Advantages of Sintered Porous Candle Filters
1. Uniform Pore Size & High Filtration Precision
Sintered metal powder forms a stable three-dimensional porous network, ensuring consistent filtration efficiency even under fluctuating pressure conditions.
2. Excellent Mechanical Strength
The rigid metal matrix prevents deformation under high pressure, frequent backwashing, and high-temperature operations.
3. High Temperature & Corrosion Resistance
Applicable in aggressive environments involving acids, alkalis, solvents, and hot gases.

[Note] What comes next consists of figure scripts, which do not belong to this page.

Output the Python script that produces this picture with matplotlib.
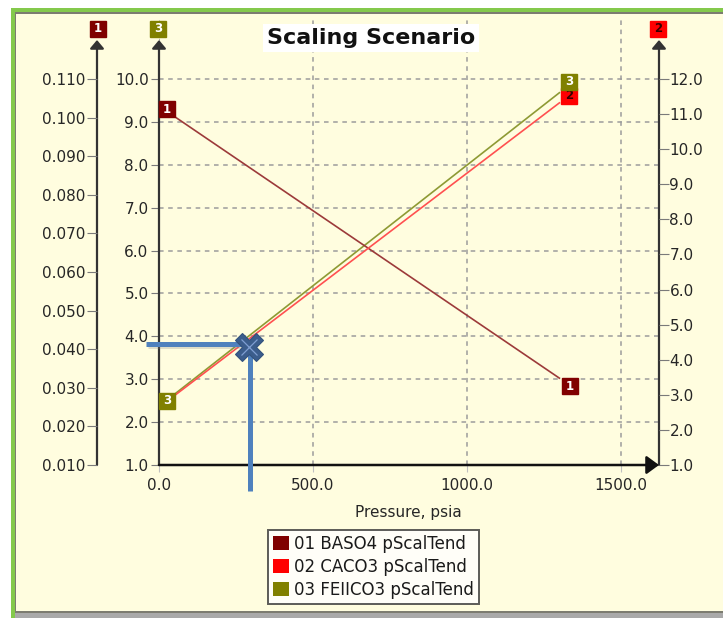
import matplotlib
matplotlib.use("Agg")

import matplotlib.pyplot as plt
from matplotlib.patches import Patch, Rectangle
from matplotlib.transforms import offset_copy

W, H = 723, 618

# Scaling tendency versus pressure, three minerals on three y scales
pressure = [14.7, 1300.0]
baso4 = [0.1022, 0.0325]     # left scale
caco3 = [2.74, 11.32]        # right scale
feiico3 = [2.45, 9.68]       # middle scale

series_names = ["01 BASO4 pScalTend", "02 CACO3 pScalTend", "03 FEIICO3 pScalTend"]
series_colors = ["#800000", "#ff0000", "#808000"]
line_colors = ["#9c3a3a", "#ff5050", "#8e9a34"]

x_ticks = [0, 500, 1000, 1500]
mid_ticks = [1, 2, 3, 4, 5, 6, 7, 8, 9, 10]
left_ticks = [0.010, 0.020, 0.030, 0.040, 0.050, 0.060, 0.070, 0.080, 0.090, 0.100, 0.110]
right_ticks = [1, 2, 3, 4, 5, 6, 7, 8, 9, 10, 11, 12]

# reading guide drawn over the chart
guide_pressure = 295.0
guide_level = 3.82
guide_left = -42.0
guide_bottom = 0.39

# plot box in pixels
AX_L, AX_R, AX_B, AX_T = 159, 658, 465, 20
PX_PER_PSI = 462 / 1500
PX_PER_MID = 386 / 9


def fx(px):
    return px / W


def fy(py):
    return 1 - py / H


fig = plt.figure(figsize=(W / 100, H / 100), dpi=100)
fig.patch.set_facecolor("white")


def frame_rect(x0, y0, x1, y1, color):
    fig.add_artist(Rectangle((fx(x0), fy(y1)), (x1 - x0) / W, (y1 - y0) / H,
                             transform=fig.transFigure, facecolor=color,
                             edgecolor="none", zorder=-5))


frame_rect(11, 8, W, H, "#84c94c")
frame_rect(15, 12, W, 613, "#7c7c70")
frame_rect(15, 613, W, H, "#a9a9a9")
frame_rect(16, 14, W, 611, "#fffddf")

ax = fig.add_axes([fx(AX_L), fy(AX_B), (AX_R - AX_L) / W, (AX_B - AX_T) / H])
ax1 = ax.twinx()
ax2 = ax.twinx()
ax.set_zorder(1)
ax1.set_zorder(2)
ax2.set_zorder(3)
for a in (ax, ax1, ax2):
    a.patch.set_visible(False)
    for s in a.spines.values():
        s.set_visible(False)

width_px = AX_R - AX_L
height_px = AX_B - AX_T
ax.set_xlim(0, width_px / PX_PER_PSI)
ax.set_ylim(1, 1 + height_px / PX_PER_MID)
ax1.set_ylim(0.010, 0.010 + height_px * 0.1 / 386)
ax2.set_ylim(1, 1 + height_px * 11 / 386)

left_pos = (97 - AX_L) / width_px
right_pos = (659 - AX_L) / width_px
ax1.spines["left"].set_position(("axes", left_pos))
ax1.yaxis.tick_left()
ax2.spines["right"].set_position(("axes", right_pos))
ax2.yaxis.tick_right()

tick_color = "#7a7a7a"
label_color = "#262626"
ax.set_xticks(x_ticks, labels=[f"{v:.1f}" for v in x_ticks])
ax.set_yticks(mid_ticks, labels=[f"{v:.1f}" for v in mid_ticks])
ax1.set_yticks(left_ticks, labels=[f"{v:.3f}" for v in left_ticks])
ax2.set_yticks(right_ticks, labels=[f"{v:.1f}" for v in right_ticks])
ax.tick_params(axis="x", length=5, color="#c0c0c0", pad=4, labelsize=11, labelcolor=label_color)
ax.tick_params(axis="y", length=6, color=tick_color, pad=1.5, labelsize=11, labelcolor=label_color)
ax1.tick_params(axis="y", length=7, color=tick_color, pad=1.5, labelsize=11, labelcolor=label_color)
ax2.tick_params(axis="y", length=7, color=tick_color, pad=0.5, labelsize=11, labelcolor=label_color)

ax.grid(True, color="#9c9c9c", linestyle=(0, (3, 3)), linewidth=1.1)
ax.set_xlabel("Pressure, psia", fontsize=11, color=label_color, labelpad=9)

# axis lines with arrow heads
tip = (AX_B - 40) / height_px
vkw = dict(arrowstyle="-|>,head_length=0.5,head_width=0.42", mutation_scale=10,
           color="#333333", lw=1.6, shrinkA=0, shrinkB=0)
for xf in (left_pos, 0.0, right_pos):
    ax.annotate("", xy=(xf, tip), xytext=(xf, 0), xycoords="axes fraction",
                arrowprops=vkw, annotation_clip=False)
hkw = dict(arrowstyle="-|>,head_length=0.75,head_width=0.55", mutation_scale=10,
           color="#111111", lw=1.8, shrinkA=0, shrinkB=0)
ax.annotate("", xy=(right_pos, 0), xytext=(0, 0), xycoords="axes fraction",
            arrowprops=hkw, annotation_clip=False)

# series
ax1.plot(pressure, baso4, color=line_colors[0], lw=1.2)
ax2.plot(pressure, caco3, color=line_colors[1], lw=1.2)
ax.plot(pressure, feiico3, color=line_colors[2], lw=1.2)


def tag(text, x, y, trans, color, txtcolor, dx=0, dy=0, z=5):
    t = offset_copy(trans, fig=fig, x=dx, y=dy, units="dots")
    ax2.plot([x], [y], marker="s", ms=11.5, color=color, mec=color,
             transform=t, clip_on=False, zorder=z)
    ax2.text(x, y, text, transform=t, color=txtcolor, fontsize=8.5,
             fontweight="bold", ha="center", va="center", zorder=z + 0.1,
             clip_on=False)


tag("1", pressure[0], baso4[0], ax1.transData, series_colors[0], "white", 3.5, 0)
tag("1", pressure[1], baso4[1], ax1.transData, series_colors[0], "white", 10.5, -8)
tag("3", pressure[0], feiico3[0], ax.transData, series_colors[2], "white", 3.5, 2)
tag("2", pressure[1], caco3[1], ax2.transData, series_colors[1], "#3a0000", 10, 7)
tag("3", pressure[1], feiico3[1], ax.transData, series_colors[2], "white", 10, 11, z=6)

# scale badges above each axis
tag("1", fx(98), fy(29), fig.transFigure, series_colors[0], "white")
tag("3", fx(158), fy(29), fig.transFigure, series_colors[2], "white")
tag("2", fx(658), fy(29), fig.transFigure, series_colors[1], "#3a0000")

ax2.text((371 - AX_L) / width_px, (AX_B - 38) / height_px, "Scaling Scenario",
         transform=ax.transAxes, fontsize=16, fontweight="bold", color="#111111",
         ha="center", va="center", zorder=8,
         bbox=dict(facecolor="white", edgecolor="none", pad=3))

# reading guide
blue = "#4f81bd"
shadow = offset_copy(ax.transData, fig=fig, x=1.5, y=-1.5, units="dots")
ax2.plot([guide_left, guide_pressure], [guide_level, guide_level], transform=shadow,
         color="#808080", alpha=0.25, lw=3.6, solid_capstyle="butt", clip_on=False, zorder=6)
ax2.plot([guide_left, guide_pressure], [guide_level, guide_level], transform=ax.transData,
         color=blue, lw=3.6, solid_capstyle="butt", clip_on=False, zorder=6.5)
ax2.plot([guide_pressure, guide_pressure], [guide_level, guide_bottom], transform=ax.transData,
         color=blue, lw=3.6, solid_capstyle="butt", clip_on=False, zorder=6.5)
ax2.plot([guide_pressure - 3], [guide_level - 0.08], marker="X", ms=20, color="#3b5d8c",
         mec="#33527d", mew=0.8, transform=ax.transData, clip_on=False, zorder=7)
ax2.plot([guide_pressure - 3], [guide_level - 0.08], marker="x", ms=11, color="#7f9fd2",
         mew=0.9, transform=ax.transData, clip_on=False, zorder=7.5)

handles = [Patch(facecolor=c, edgecolor="none") for c in series_colors]
leg = fig.legend(handles, series_names, loc="upper center",
                 bbox_to_anchor=(fx(373.5), fy(530)), frameon=True, fancybox=False,
                 fontsize=12, handlelength=0.95, handleheight=0.95, handletextpad=0.3,
                 borderpad=0.3, labelspacing=0.3, borderaxespad=0)
frame = leg.get_frame()
frame.set_facecolor("white")
frame.set_edgecolor("#333333")
frame.set_linewidth(1.4)
for t in leg.get_texts():
    t.set_color("#1a1a1a")

fig.savefig("out.png", dpi=100)
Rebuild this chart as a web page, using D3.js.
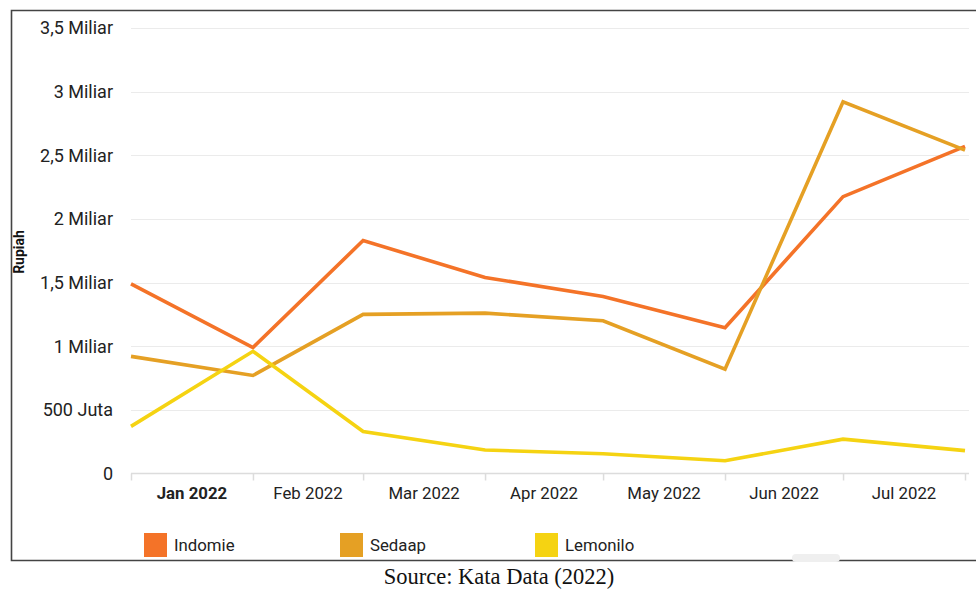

4. Long Service Life & Fully Reusable
Filters can be repeatedly cleaned and regenerated, reducing plant downtime and long-term filtration cost.
5. Stable Flow & Low Pressure Drop
The interconnected pore channels deliver smooth fluid passage and improved process efficiency.
6. Customizable Shapes & Connections
Length, thickness, end-cap design, pore size, and material can be fully customized according to system requirements.
Manufacturing Method of Sintered Porous Candle Filters
Sintered porous candle filters are produced through a highly controlled metal powder sintering process, which ensures uniform pore size, high mechanical strength, and long-term structural stability. The manufacturing steps involve precise material selection, powder preparation, forming, and high-temperature sintering under a protective atmosphere. Below is a detailed overview of the process:
1. Raw Material Selection & Powder Preparation
High-quality metal or alloy powders (such as stainless steel 316L, Inconel, or Hastelloy) are selected based on the required filtration accuracy, chemical resistance, and operating temperature.
- Powders are screened to obtain specific particle size distributions.
- Particle shape, purity, and flowability are carefully controlled to ensure consistent porosity.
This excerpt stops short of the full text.